Ski touring tips & most common mistakes
Ski touring is not rocket science. Nevertheless, your life on the slopes will be much easier if you focus on – or avoid – some things. Because the steps uphill add up, while your own energy is reduced. Here are five tips to combat common ski touring mistakes.
#1 An economical style
Sounds logical, but it goes against your intuition: when the slope looms ahead of you, you tend to shift down a gear. However, the best thing is to keep a steady pace, take long steps and bend your knees. Tip for flat stretches: use gliding phases and pull the skis forward rather than lift them!
#2 Risk on the slopes
More and more ski tourers are choosing to ascend via a ski slope. Although the nature experience is not the same as in the backcountry, cable-car operators are recording a strong increase in the number of ascenders. Above all, the easy orientation and the simple set-off are huge advantages. Avoiding the risk of avalanches is also tempting, especially for beginners. As a ski tourer, however, you become a risk if you ascend after closing during the preparation work. Therefore, make sure you know when you are allowed to ascend in advance.
#3 Choosing the track
- When touring, as with climbing, you choose the route that is both safe and offers the least resistance. For ski tours, however, you must also assess the slope and risk of avalanches. It is essential that experienced athletes make their own judgement and you do not start on a dangerous slope on your own initiative! The Ortovox Safety Academy, for example, offer beginners a good basis with lots of learning materials.
#4 Step technique for hairpins
The hairpin bend is the most technically demanding exercise in ski touring. These should definitely be practised on flatter terrain and ideally already be mastered before setting out. Anyone who is unsure in tricky situations is taking unnecessary risks. If it gets too steep for the normal curve technique, you should first stand in a stable position facing across the slope.

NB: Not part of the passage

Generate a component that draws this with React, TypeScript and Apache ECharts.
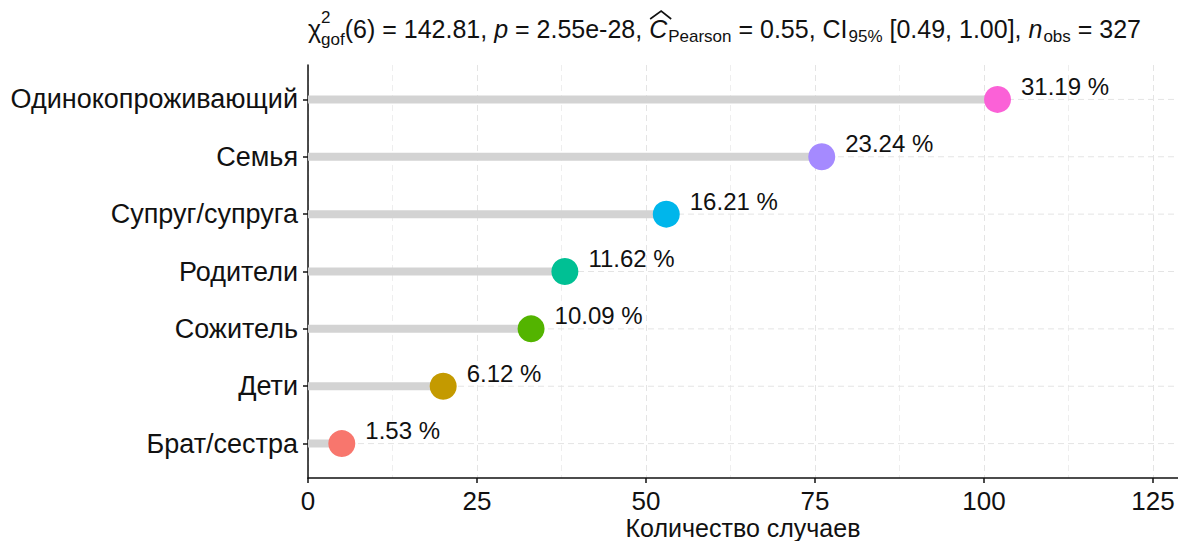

Press both poles into the snow – one far above and one just below the body. Then move the uphill ski into the new direction like a windscreen wiper. Follow with the second ski by lifting the heel.
#5 Poles & climbing aids
In flat stretches, poles are mainly used to help you keep your balance. When the route gets steeper, your arms are also called upon to do their part. Use the poles in the opposite direction to the movement of the feet – just like hiking. A strong down force relieves tired legs in a targeted manner and makes ski touring a full body workout. Also: don’t put your hands in the loops, otherwise you run the risk of being trapped in the event of an avalanche.
As far as climbing aids are concerned, their use is only recommended when "there is no other option". Usually, this would mean inclinations above 20 degrees.